Melt the chocolate in a heatproof bowl set over, but not touching, a pan of simmering water, stirring to speed this up, then take off the heat and leave to cool while you prepare the rest, stirring occasionally to keep it liquid.
Slowly whisk the egg whites with a pinch of salt until foamy, then increase the speed and gradually whisk in 115g caster sugar. Keep whisking until the mixture is shiny and forms soft, droopy peaks when you pull out the whisk.
Beat the butter until soft, then add 30g sugar, and keep beating until it’s pale and fluffy. Switch to a whisk (or whisk attachment, if you have one) and beat in the egg yolks one at a time to the butter mix, whisking to make sure each one is well incorporated before adding the next.

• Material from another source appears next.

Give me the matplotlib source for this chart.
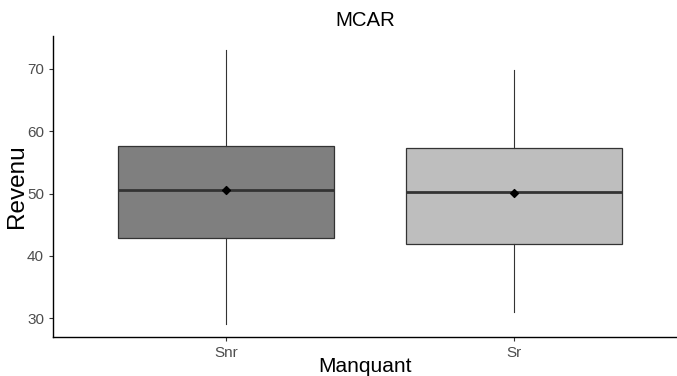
import matplotlib
matplotlib.use("Agg")
import matplotlib.pyplot as plt

plt.rcParams['font.family'] = ['Liberation Sans', 'DejaVu Sans']

categories = ["Snr", "Sr"]
whisker_low = [29.0, 31.0]
q1 = [42.9, 41.9]
medians = [50.6, 50.3]
q3 = [57.6, 57.3]
whisker_high = [73.1, 69.8]
means = [50.5, 50.1]
fills = ["#7f7f7f", "#bebebe"]

fig = plt.figure(figsize=(6.77, 3.76), dpi=100)
ax = fig.add_axes([53 / 677, 39 / 376, 624 / 677, 301 / 376])

stats = []
for i, c in enumerate(categories):
    stats.append(dict(label=c, whislo=whisker_low[i], q1=q1[i], med=medians[i],
                      q3=q3[i], whishi=whisker_high[i], mean=means[i], fliers=[]))

pos = list(range(1, len(categories) + 1))
bp = ax.bxp(stats, positions=pos, widths=0.75, patch_artist=True, showcaps=False,
            showmeans=False,
            boxprops=dict(edgecolor="#333333", linewidth=0.9),
            whiskerprops=dict(color="#333333", linewidth=0.8),
            medianprops=dict(color="#333333", linewidth=2.0))
for patch, f in zip(bp['boxes'], fills):
    patch.set_facecolor(f)

ax.scatter(pos, means, marker="D", s=16, color="black", zorder=5)

ax.set_xlim(0.4, 0.4 + 624 / 288)
ax.set_ylim(26.95, 75.3)
ax.set_yticks([30, 40, 50, 60, 70])
ax.set_xticks(pos)
ax.set_xticklabels(categories)

for s in ["top", "right"]:
    ax.spines[s].set_visible(False)
for s in ["left", "bottom"]:
    ax.spines[s].set_color("black")
    ax.spines[s].set_linewidth(1.0)
ax.tick_params(colors="#333333", labelcolor="#4d4d4d", labelsize=11, length=3, width=0.8)

ax.set_xlabel("Manquant", fontsize=15, color="black", va="center")
ax.xaxis.set_label_coords(0.5, -(366 - 337) / 301)
ax.set_ylabel("Revenu", fontsize=17.5, color="black", va="center")
ax.yaxis.set_label_coords(-(53 - 17) / 624, 0.5)
fig.text((53 + 677) / 2 / 677, 1 - 21 / 376, "MCAR", fontsize=14.7, ha="center", va="center")

fig.savefig("out.png", dpi=100)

Add the melted chocolate and whisk until well combined. Beat in a third of the egg white to loosen the mixture, then gently fold in the rest with a large spoon.
Finally, sift over the dry ingredients, then gently fold in until the mixture is evenly coloured and no pockets of flour remain. Carefully tip the batter into the prepared tin and gently level out the top.
Bake for 35-45 minutes, or until a skewer comes out clean (if you have a thermometer, the internal temperature should be about 99C), remove and leave to sit in the tin for 10 minutes, then the cake on to a cooling rack.
Meanwhile, make the rum syrup. Combine the sugar with 100ml water and bring to a boil, stirring to dissolve the sugar. Take off the heat, stir in the rum, leave to cool slightly, then brush over the cake and leave to cool completely.
Carefully cut the cooled cake in half laterally with a bread knife and spread the top of the base with more syrup (you’ll have some left over; any remaining excess is lovely in coffee or poured on top of the cake once it gets a bit old). Gently heat the jam until runny, then sieve it, if necessary, to remove any solid pieces of fruit.
Spread a third of the apricot jam over the base of the cake, replace the top half, and spread the rest of the jam over that and the sides of the cake. Leave to set for a couple of hours.
Put the chocolate and butter in a heatproof bowl set over a pan of simmering water and stir to melt, taking it off the heat as soon as it’s fairly smooth. Leave to cool until warm but not hot (about 32C, if you have a thermometer), then pour over the centre of the cake and let gravity take it over and down the sides (you can use a palette knife, but you won’t get such a smooth finish). Leave to set completely, preferably overnight, then serve with whipped cream, though if truth be told, this cake is best eaten after a couple of days.
Sachertorte: does it deserve its reputation as the one of the world’s great cakes, or have you been the victim of a dry-as-dust slice that’s put you off for life?